Unlike most of the posters there, I'm glad he's gone. The world is a better place without him, and maybe now the Lisp community can begin to heal.
You digust me. These types of remarks should be reserved for the lowest of the low, the dictators, the committers of genocide, the murderers, the rapists, etc.
A murderer typically only kills one person, causing loss to a few dozen. Naggum didn't, as far as I know, kill anybody; he merely turned a leading-edge technical community into a kind of twisted cult of personal abuse.
Every person alive today is a little bit poorer because of the poor state of Lisp implementations, which can largely be attributed to Naggum's vicious dominance on comp.lang.lisp, and so for a long time Lisp lacked any kind of widely-used forum for technical discussion among sane people.
Usenet was only predominant for about ten years. But programmers have been rejecting Lisp and the ideas behind it for nearly fifty. No matter how much we like it, it's not going to win. Think of it as your secret weapon à la pg.
Maybe you're young, but Usenet was the center of mass of programming discussions from shortly after its inception, in the early 1980s, until sometime around 2000–2005. So for about half of Lisp's lifetime, Usenet was central.

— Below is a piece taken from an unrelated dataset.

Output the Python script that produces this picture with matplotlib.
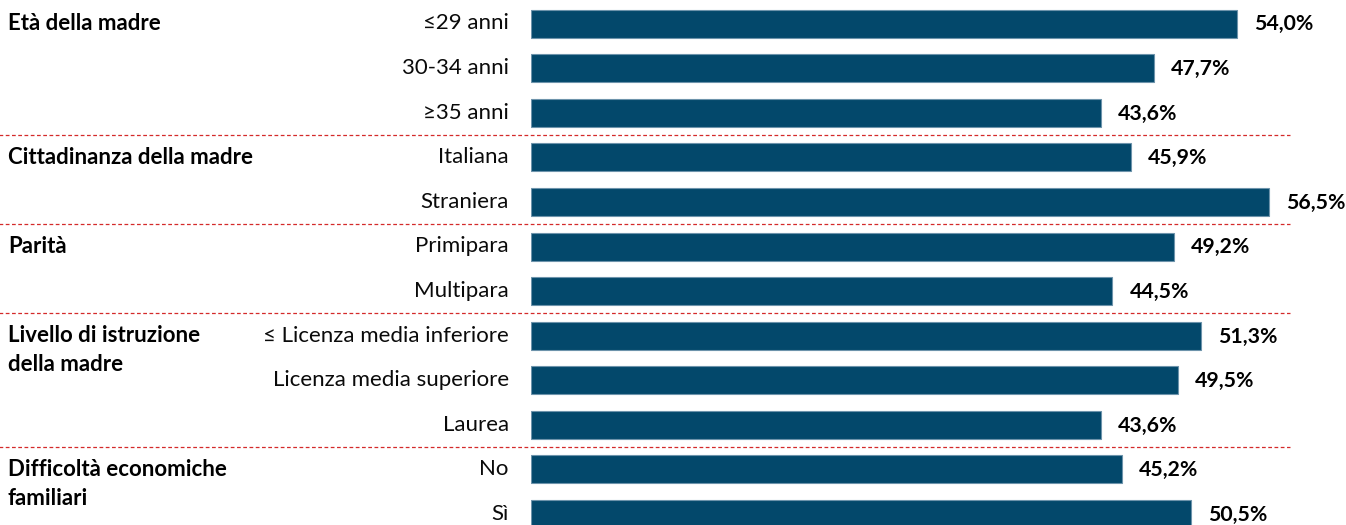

And, as someone else pointed out, you can see a major difference in the tone of comp.lang.lisp before and after Erik's ascendancy — and its contributors. He may not have been the sole cause, but he was certainly one of them.
I think it's more accurate to say that programmers have been slowly accepting the ideas behind Lisp for fifty years: linked lists, recursion, dynamic typing, flexibly-sized data structures, conditional expressions, garbage collection, and a small core language with everything else in libraries were all present in (and central to!) 1959 Lisp, and very far from the mainstream in 1959. The main features of 1959 Lisp that have not been widely adopted are simple syntax and atoms. (Macros came later.)
For most of the time between then and now, new language features have tended to appear early on in Lisps and much later in more mainstream languages. Compare Python or Haskell list comprehensions with the Common Lisp LOOP macro, for example; or consider Loops/Flavors/CLOS.
I essentially don't use Lisp today because Lisp systems fell badly behind other languages in many ways: Python, Ruby, Lua, Objective-C, OCaml, and so forth are better options today. There's no mystery to why this is: people stopped working on Lisp systems. That was partly due to the AI winter, but it actually worsened in the 1990s. I don't know how much of that was because of Erik driving people away and how much was for other reasons.
I'm not going to defend Naggum's online style, but for God's sake, the man just died and he probably isn't even in the ground yet. There was plenty of time for a meta-debate regarding netiquette while he was active on Usenet, and there will be plenty of time for retrospectives on the subject in the future. This week, though--if not for Naggum's own sake, then for the sake of his grieving friends and relatives--can we just take a break from the subject?
You seem to be assuming that anyone who doesn't like your Naggum-hating in this thread must agree with Erik Naggum and share his attitudes. This is, to say the least, bizarre.
It is precisely because I think harshness of the sort Erik Naggum sometimes exhibited is generally harmful that I think your comments are objectionable and deserve every bit of downmodding they've received.